Duke University, Durham NC

Investigators

Abstract

Consumer mobile devices such as smartphones have been proposed for use in a wide range of settings, including citizen journalism, citizen science, and domestic eldercare. Re-purposing consumer devices in these domains is appealing because consumer devices offer a low-cost, highly-scalable platform for mobile sensing that can expand coverage and reduce costs. At the same time, these application scenarios raise new data-integrity and privacy challenges. Organizations currently rely on non-technical economic and legal frameworks to establish trust in sensed data: integrity guidelines specify how data can be gathered and handled, and data sources are held accountable through binding legal agreements. Unfortunately, these frameworks are not anonymous and do not scale to the billions of world-wide mobile-phone users. Trustworthy mobile sensing offers a technical way to ensure data integrity without sacrificing anonymity. This project investigates building a platform for trustworthy mobile sensing using Trusted Platform Module (TPM) hardware.
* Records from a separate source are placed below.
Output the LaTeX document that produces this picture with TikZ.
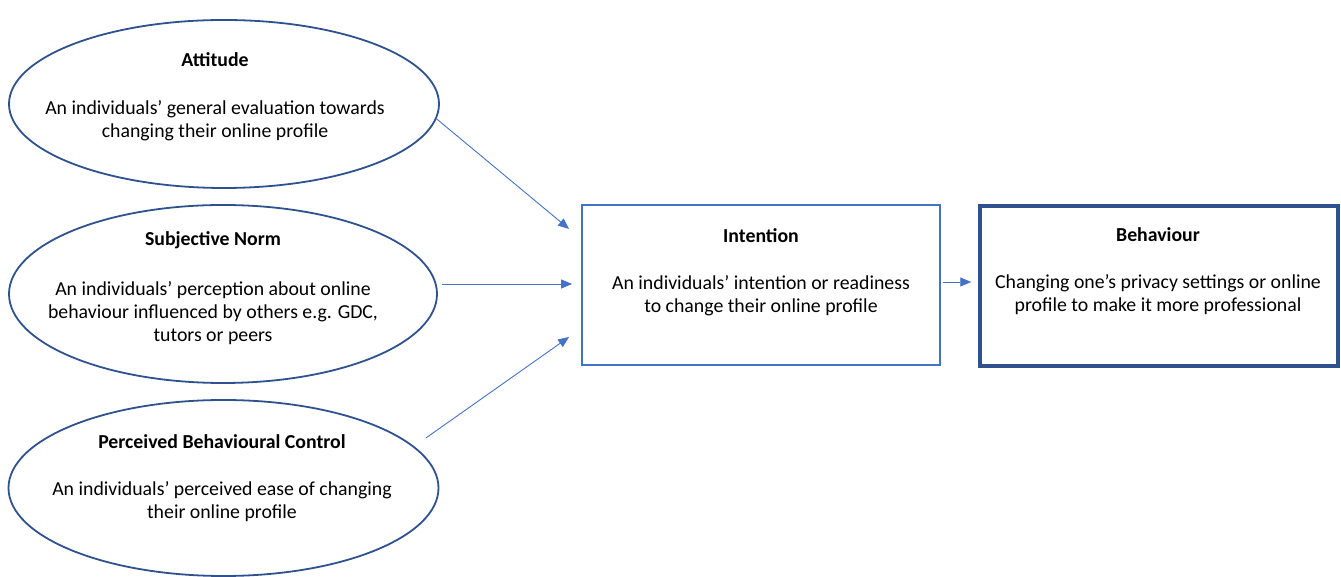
\documentclass[tikz,border=0pt]{standalone}
\usepackage{fontspec}
\setmainfont{Carlito}
\usetikzlibrary{shapes.geometric,arrows.meta,calc}
\definecolor{dblue}{HTML}{2F528F}
\definecolor{lblue}{HTML}{4472C4}
\begin{document}
\begin{tikzpicture}[x=1pt,y=1pt,
  ell/.style={draw=dblue,line width=1.8pt,ellipse,inner sep=0pt},
  ttl/.style={font=\fontsize{19.8}{23}\selectfont\bfseries,inner sep=0pt},
  txt/.style={font=\fontsize{19.8}{23}\selectfont,align=center,inner sep=0pt},
  arr/.style={draw=lblue,line width=0.9pt,-{Triangle[length=11pt,width=9pt]}}]
\useasboundingbox (0,0) rectangle (1341,577);
% ellipses
\node[ell,minimum width=430pt,minimum height=168pt] (att) at (224,473) {};
\node[ell,minimum width=428pt,minimum height=178pt] (sn) at (223,283) {};
\node[ell,minimum width=430pt,minimum height=176pt] (pbc) at (223.5,89) {};
% boxes
\node[draw=lblue,line width=1.8pt,minimum width=358pt,minimum height=160pt,inner sep=0pt] (int) at (761,292) {};
\node[draw=dblue,line width=3.5pt,minimum width=358pt,minimum height=160pt,inner sep=0pt] (beh) at (1159,291) {};
% texts
\node[ttl] (attT) at (215,517) {Attitude};
\node[txt] (attB) at (215,456.5) {An individuals’ general evaluation towards\\changing their online profile};
\node[ttl] (snT) at (213,337) {Subjective Norm};
\node[txt] (snB) at (213,264) {An individuals’ perception about online\\behaviour influenced by others e.g. GDC,\\tutors or peers};
\node[ttl] (pbcT) at (222,135) {Perceived Behavioural Control};
\node[txt] (pbcB) at (222,75.5) {An individuals’ perceived ease of changing\\their online profile};
\node[ttl] (intT) at (761,341) {Intention};
\node[txt] (intB) at (761,281.5) {An individuals’ intention or readiness\\to change their online profile};
\node[ttl] (behT) at (1158,342) {Behaviour};
\node[txt] (behB) at (1158,282.5) {Changing one’s privacy settings or online\\profile to make it more professional};
% arrows
\draw[arr] (att.-4) -- ($(int.west)+(-12,56)$);
\draw[arr] ($(sn.east |- int.west)+(4,1)$) -- ($(int.west)+(-9,1)$);
\draw[arr] ($(pbc.east)+(-13.5,50)$) -- ($(int.west)+(-12,-52)$);
\draw[arr] ($(int.east)+(2,3)$) -- ($(beh.west)+(-7,4)$);
\end{tikzpicture}
\end{document}
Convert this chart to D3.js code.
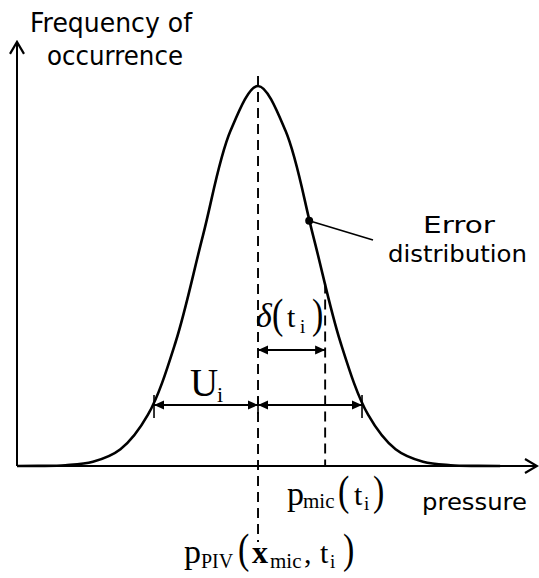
<!DOCTYPE html>
<html><head><meta charset="utf-8">
<script src="https://cdn.jsdelivr.net/npm/d3@7"></script>
<style>html,body{margin:0;padding:0;background:#fff;}svg{display:block;}</style>
</head><body>
<script>
// Data (pressure in units of sigma relative to p_PIV, normalised frequency)
const pressureZ = [-4.38,-4,-3.5,-3,-2.5,-2,-1.5,-1,-0.5,0,0.5,1,1.5,2,2.5,3,3.5,4,4.4];
const frequency = [0,0.0003,0.002,0.011,0.044,0.135,0.325,0.607,0.882,1,0.882,0.607,0.325,0.135,0.044,0.011,0.002,0.0003,0];
const pMic = 1.22;      // p_mic(t_i) relative to p_PIV
const uHalf = 1.89;     // U_i
const dotZ = 0.93;      // Error distribution marker

const W = 539, H = 578;
const svg = d3.select("body").append("svg").attr("width", W).attr("height", H);
const x = d3.scaleLinear().domain([-4.38, 5.07]).range([17, 537]);
const y = d3.scaleLinear().domain([0, 1]).range([466, 86]);
const pts = pressureZ.map((p, i) => [p, frequency[i]]);
const fAt = z => {
  for (let i = 0; i < pts.length - 1; i++) if (z >= pts[i][0] && z <= pts[i+1][0]) {
    const t = (z - pts[i][0]) / (pts[i+1][0] - pts[i][0]);
    return pts[i][1] + t * (pts[i+1][1] - pts[i][1]);
  } return 0;
};

// arrow markers
const defs = svg.append("defs");
defs.append("marker").attr("id","open").attr("viewBox","-14 -8 16 16").attr("refX",0).attr("refY",0)
  .attr("markerWidth",16).attr("markerHeight",16).attr("markerUnits","userSpaceOnUse").attr("orient","auto")
  .append("path").attr("d","M-12,-7 L0,0 L-12,7").attr("fill","none").attr("stroke","#000").attr("stroke-width",2.2);
defs.append("marker").attr("id","tri").attr("viewBox","-11 -5 12 10").attr("refX",0).attr("refY",0)
  .attr("markerWidth",12).attr("markerHeight",10).attr("markerUnits","userSpaceOnUse").attr("orient","auto-start-reverse")
  .append("path").attr("d","M-10,-4.5 L0,0 L-10,4.5 Z").attr("fill","#000");

// axes
svg.append("line").attr("x1", x(-4.38)).attr("x2", x(-4.38)).attr("y1", y(0)).attr("y2", y(1.116))
  .attr("stroke","#000").attr("stroke-width",2).attr("marker-end","url(#open)");
svg.append("line").attr("x1", x(-4.38)).attr("x2", x(5.07)).attr("y1", y(0)).attr("y2", y(0))
  .attr("stroke","#000").attr("stroke-width",2).attr("marker-end","url(#open)");

// curve
const line = d3.line().x(d => x(d[0])).y(d => y(d[1])).curve(d3.curveCatmullRom.alpha(0.5));
svg.append("path").datum(pts).attr("d", line).attr("fill","none").attr("stroke","#000").attr("stroke-width",2.6);

// dashed lines
svg.append("line").attr("x1", x(0)).attr("x2", x(0)).attr("y1", y(1.026)).attr("y2", 542)
  .attr("stroke","#000").attr("stroke-width",1.9).attr("stroke-dasharray","10,6");
svg.append("line").attr("x1", x(pMic)).attr("x2", x(pMic)).attr("y1", y(0.48)).attr("y2", y(0))
  .attr("stroke","#000").attr("stroke-width",1.9).attr("stroke-dasharray","10,6");

// U_i dimension
const uy = 405;
[[-uHalf,0],[0,uHalf]].forEach(([a,b]) => {
  svg.append("line").attr("x1", x(a)).attr("x2", x(b)).attr("y1", uy).attr("y2", uy)
    .attr("stroke","#000").attr("stroke-width",1.8)
    .attr("marker-start","url(#tri)").attr("marker-end","url(#tri)");
});
[-uHalf, uHalf].forEach(v => svg.append("line").attr("x1", x(v)).attr("x2", x(v)).attr("y1", 395).attr("y2", 418)
  .attr("stroke","#000").attr("stroke-width",1.6));
svg.append("line").attr("x1", x(0)).attr("x2", x(0)).attr("y1", 397).attr("y2", 414).attr("stroke","#000").attr("stroke-width",1.6);

// delta dimension
svg.append("line").attr("x1", x(0)).attr("x2", x(pMic)).attr("y1", 350).attr("y2", 350)
  .attr("stroke","#000").attr("stroke-width",1.8)
  .attr("marker-start","url(#tri)").attr("marker-end","url(#tri)");

// error distribution marker
const dy = y(fAt(dotZ));
svg.append("line").attr("x1", x(dotZ)).attr("y1", dy).attr("x2", 373).attr("y2", 240).attr("stroke","#000").attr("stroke-width",1.6);
svg.append("circle").attr("cx", x(dotZ)).attr("cy", dy).attr("r", 4).attr("fill","#000");

// sans labels
const sans = "'DejaVu Sans', Verdana, sans-serif";
function sLabel(t, xx, yy, len, size){
  svg.append("text").attr("x", xx).attr("y", yy).attr("font-family", sans).attr("font-size", size)
    .attr("textLength", len).attr("lengthAdjust","spacingAndGlyphs").attr("fill","#000").text(t);
}
sLabel("Frequency of", 30, 32, 162, 27);
sLabel("occurrence", 47, 65, 136, 27);
sLabel("Error", 423, 233, 72, 23.5);
sLabel("distribution", 388, 262, 139, 23.5);
sLabel("pressure", 422, 510, 105, 23.5);

// serif math labels
const serif = "'Liberation Serif', 'Times New Roman', serif";
function part(g, t, xx, yy, size, opts={}) {
  const el = g.append("text").attr("x", xx).attr("y", yy).attr("font-family", serif).attr("font-size", size).attr("fill","#000").text(t);
  if (opts.italic) el.attr("font-style","italic");
  if (opts.bold) el.attr("font-weight","bold");
  if (opts.sy) el.attr("transform", `translate(${xx},${yy}) scale(1,${opts.sy}) translate(${-xx},${-yy})`);
  return el;
}
// U_i
const gU = svg.append("g");
part(gU, "U", 190, 396, 39);
part(gU, "i", 217, 402, 22);
// delta(t_i)
const gD = svg.append("g");
part(gD, "δ", 256, 327, 34, {italic:true});
part(gD, "(", 272, 328, 34, {sy:1.25});
part(gD, "t", 287, 327, 30);
part(gD, "i", 300, 333, 19);
part(gD, ")", 312, 328, 34, {sy:1.25});
// p_mic(t_i)
const gM = svg.append("g");
part(gM, "p", 287, 505, 34);
part(gM, "mic", 303, 508, 21);
part(gM, "(", 338, 505, 34, {sy:1.25});
part(gM, "t", 354, 505, 30);
part(gM, "i", 364, 510, 19);
part(gM, ")", 373, 505, 34, {sy:1.25});
// p_PIV(x_mic, t_i)
const gP = svg.append("g");
part(gP, "p", 184, 563, 34);
part(gP, "PIV", 201, 568, 20);
part(gP, "(", 238, 563, 34, {sy:1.25});
part(gP, "x", 252, 563, 32, {bold:true});
part(gP, "mic", 270, 568, 21);
part(gP, ",", 304, 563, 30);
part(gP, "t", 320, 563, 30);
part(gP, "i", 330, 568, 19);
part(gP, ")", 343, 563, 34, {sy:1.25});
</script>
</body></html>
Three trusted software subsystems sit on top of TPM functionality: 1) a trusted path for sensor data from sensing hardware to untrusted applications' address spaces, 2) a trusted runtime for transparently monitoring untrusted applications as they execute, and 3) a trusted post-facto analysis engine for comparing untrusted applications' input sensor data to the digital artifacts they generate. Taken together, this combination of hardware and software provides a strong foundation for reasoning about the trustworthiness of anonymous, user-generated content.